--- BEGIN ---
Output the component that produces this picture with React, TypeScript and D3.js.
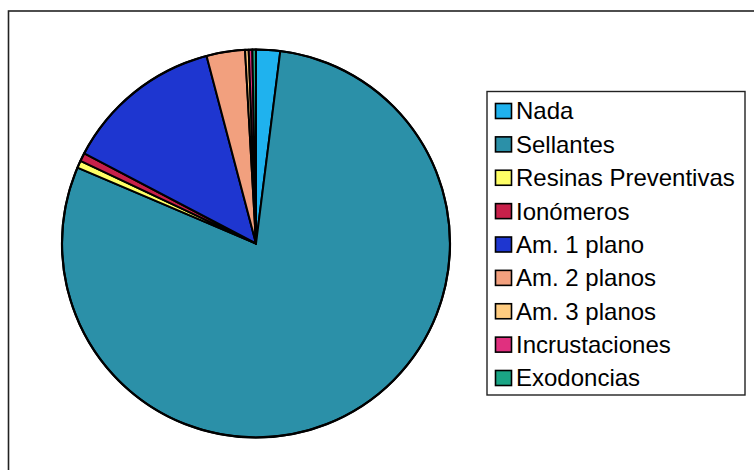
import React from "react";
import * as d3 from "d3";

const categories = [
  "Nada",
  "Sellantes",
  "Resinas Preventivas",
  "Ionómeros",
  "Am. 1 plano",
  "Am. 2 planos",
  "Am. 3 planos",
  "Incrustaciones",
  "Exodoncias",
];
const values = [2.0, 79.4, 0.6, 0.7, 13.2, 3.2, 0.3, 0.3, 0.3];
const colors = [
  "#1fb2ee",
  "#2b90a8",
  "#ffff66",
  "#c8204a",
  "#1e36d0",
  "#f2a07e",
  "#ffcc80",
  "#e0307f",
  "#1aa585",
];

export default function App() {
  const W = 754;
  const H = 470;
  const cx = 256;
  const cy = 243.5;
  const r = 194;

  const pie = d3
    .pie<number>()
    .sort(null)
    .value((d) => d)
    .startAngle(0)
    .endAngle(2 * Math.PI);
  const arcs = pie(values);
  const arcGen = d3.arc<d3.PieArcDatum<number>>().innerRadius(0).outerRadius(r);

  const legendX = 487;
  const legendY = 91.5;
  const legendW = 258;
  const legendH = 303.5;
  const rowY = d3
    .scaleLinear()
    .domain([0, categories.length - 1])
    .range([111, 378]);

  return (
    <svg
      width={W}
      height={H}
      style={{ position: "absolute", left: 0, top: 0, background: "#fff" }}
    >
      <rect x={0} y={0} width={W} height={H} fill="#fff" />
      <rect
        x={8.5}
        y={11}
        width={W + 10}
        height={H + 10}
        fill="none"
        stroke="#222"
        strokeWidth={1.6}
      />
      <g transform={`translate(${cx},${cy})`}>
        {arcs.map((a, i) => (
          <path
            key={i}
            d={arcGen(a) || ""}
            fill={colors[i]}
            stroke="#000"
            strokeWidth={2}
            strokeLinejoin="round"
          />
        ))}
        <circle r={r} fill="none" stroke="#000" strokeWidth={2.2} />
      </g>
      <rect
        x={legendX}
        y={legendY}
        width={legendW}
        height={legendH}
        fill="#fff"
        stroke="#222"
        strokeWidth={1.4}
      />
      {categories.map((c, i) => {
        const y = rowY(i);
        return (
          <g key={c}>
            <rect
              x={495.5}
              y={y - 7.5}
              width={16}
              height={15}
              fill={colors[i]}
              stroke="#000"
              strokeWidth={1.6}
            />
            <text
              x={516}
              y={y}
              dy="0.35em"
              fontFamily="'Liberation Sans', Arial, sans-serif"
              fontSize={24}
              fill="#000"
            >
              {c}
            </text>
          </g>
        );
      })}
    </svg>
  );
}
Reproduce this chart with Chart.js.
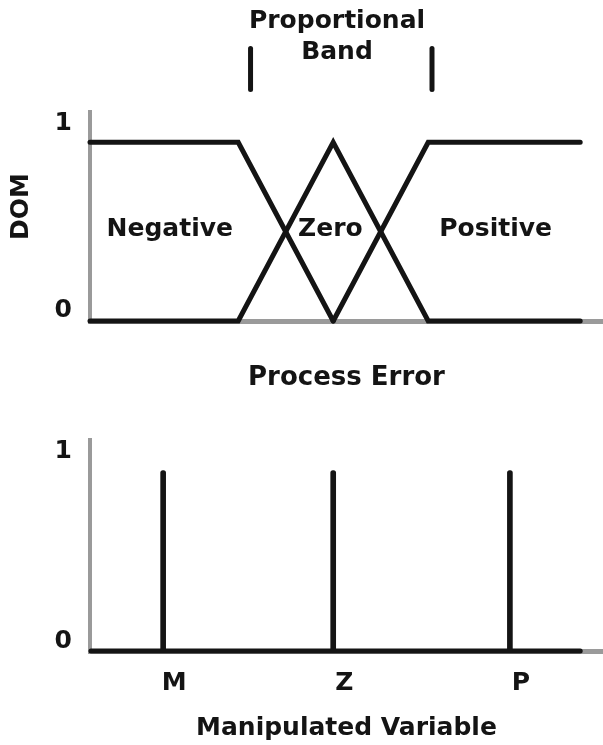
--- END ---
Print all of the records shown above exactly, leaving out each picture.

SOLUTION:
Output the component that produces this picture with React, TypeScript and D3.js.
import React from "react";
import * as d3 from "d3";

const categories = [
  "Nada",
  "Sellantes",
  "Resinas Preventivas",
  "Ionómeros",
  "Am. 1 plano",
  "Am. 2 planos",
  "Am. 3 planos",
  "Incrustaciones",
  "Exodoncias",
];
const values = [2.0, 79.4, 0.6, 0.7, 13.2, 3.2, 0.3, 0.3, 0.3];
const colors = [
  "#1fb2ee",
  "#2b90a8",
  "#ffff66",
  "#c8204a",
  "#1e36d0",
  "#f2a07e",
  "#ffcc80",
  "#e0307f",
  "#1aa585",
];

export default function App() {
  const W = 754;
  const H = 470;
  const cx = 256;
  const cy = 243.5;
  const r = 194;

  const pie = d3
    .pie<number>()
    .sort(null)
    .value((d) => d)
    .startAngle(0)
    .endAngle(2 * Math.PI);
  const arcs = pie(values);
  const arcGen = d3.arc<d3.PieArcDatum<number>>().innerRadius(0).outerRadius(r);

  const legendX = 487;
  const legendY = 91.5;
  const legendW = 258;
  const legendH = 303.5;
  const rowY = d3
    .scaleLinear()
    .domain([0, categories.length - 1])
    .range([111, 378]);

  return (
    <svg
      width={W}
      height={H}
      style={{ position: "absolute", left: 0, top: 0, background: "#fff" }}
    >
      <rect x={0} y={0} width={W} height={H} fill="#fff" />
      <rect
        x={8.5}
        y={11}
        width={W + 10}
        height={H + 10}
        fill="none"
        stroke="#222"
        strokeWidth={1.6}
      />
      <g transform={`translate(${cx},${cy})`}>
        {arcs.map((a, i) => (
          <path
            key={i}
            d={arcGen(a) || ""}
            fill={colors[i]}
            stroke="#000"
            strokeWidth={2}
            strokeLinejoin="round"
          />
        ))}
        <circle r={r} fill="none" stroke="#000" strokeWidth={2.2} />
      </g>
      <rect
        x={legendX}
        y={legendY}
        width={legendW}
        height={legendH}
        fill="#fff"
        stroke="#222"
        strokeWidth={1.4}
      />
      {categories.map((c, i) => {
        const y = rowY(i);
        return (
          <g key={c}>
            <rect
              x={495.5}
              y={y - 7.5}
              width={16}
              height={15}
              fill={colors[i]}
              stroke="#000"
              strokeWidth={1.6}
            />
            <text
              x={516}
              y={y}
              dy="0.35em"
              fontFamily="'Liberation Sans', Arial, sans-serif"
              fontSize={24}
              fill="#000"
            >
              {c}
            </text>
          </g>
        );
      })}
    </svg>
  );
}
Reproduce this chart with Chart.js.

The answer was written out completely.